一連の登録作業は、基本的に同じデータを登録するのですが、利用目的が異なるのでエンジニアが個々のシステムに入力しなければなりません。

そして、個々のシステムは認証のためのパスワードを必要とします。

そんな複数のシステムのパスワードを記憶するのは、厳しいので、つい同じパスワードを使いたくなります。

ただ、これは危険です。

サイバー攻撃者はソーシャルエンジニアリングなどの様々な手法を使って、システムユーザーのIDに紐づくパスワードを入手しようとします。

もし、ひとつのシステムのパスワードの入手に成功したら、攻撃者は入手したIDとパスワードを使って、別なシステムへと侵入を試みます。これは「パスワードリスト攻撃」と呼ばれる一般的な攻撃手法です。

システムを利用するユーザーの多くは、複数のシステムで共通したIDとパスワードを用いる傾向があります。その傾向を攻撃者が巧みに利用した攻撃です。プライベートで利用しているSNSや電子メール、ECサイト・・・あらゆるシステムでは認証のためのパスワードは使われてます。

それらが攻撃者に乗っ取られたら悲劇です。

  • 自分じゃないのになりすましたSNSへの書き込み
  • 注文した覚えのない商品の請求

ユーザーは使っているシステムのパスワードが漏えいしたら、同じパスワードを使ってるすべてのシステムに対して、パスワードを早急に変更しなければなりません。

ですので、パスワードは利用するシステム毎に違うものに設定するのが賢明です。

システム毎に異なるパスワードを記憶するのは、ことのほか、面倒ですが「一事が万事」にならない為の対策です。

幸い、GoogleやEdgeなどのブラウザは、パスワードマネジャーの機能があります。

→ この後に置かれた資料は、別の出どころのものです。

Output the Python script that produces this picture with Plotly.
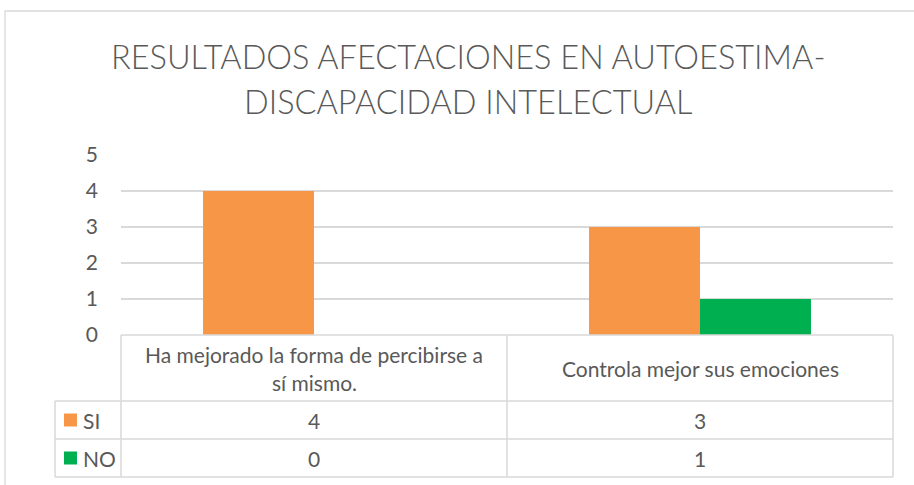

パスワードマネジャーは、複数のオンラインアカウントやサービスのパスワードを安全に保存し、管理するためのツールやアプリケーションの総称です。パスワードマネジャーは、保存された情報を使って自動的にログインする機能を提供してます。そのため、ユーザーがシステムにアクセスする際、手動でログイン情報を入力する必要がなくなります。

これは、ブラウザを提供する会社にとっては、利用者を囲い込むための戦略的なアプリケーションです。

パスワードマネジャーは、とても便利ツールですが、落とし穴もあります。

それは、パスワードマネジャーにログインする為のパスワード(マスタパスワード)が強力であり、かつ忘れないことが必須なことです。

パスワードマネジャーにログインする為のパスワードが、攻撃者に解読されたら。複数のシステムで利用しているあらゆるパスワードが攻撃者の手に渡るかもしれません。そのため、マスタパスワードは英字の大文字、小文字、数字、記号を組み合わせた充分な長さを保持しておく必要があります。

そして、強力に設定したマスタパスワードを忘れてしまったら、あらゆるシステムへのアクセスが難しくなります。パスワードマネジャーを使うことで、わたし達は個々のシステムのパスワードを記憶することから解放されます。しかし、個々のシステムのなかには、パスワードを強制的に変更を要求することがあります。

その際、こんな感じの画面がでます。

パスワード変更画面

このとき、パスワードマネジャーに記憶させたパスワードを呼び出す必要があります。しかし、マスタパスワードを忘れてしまうと、旧パスワードを入力することができない悲劇にあうのです。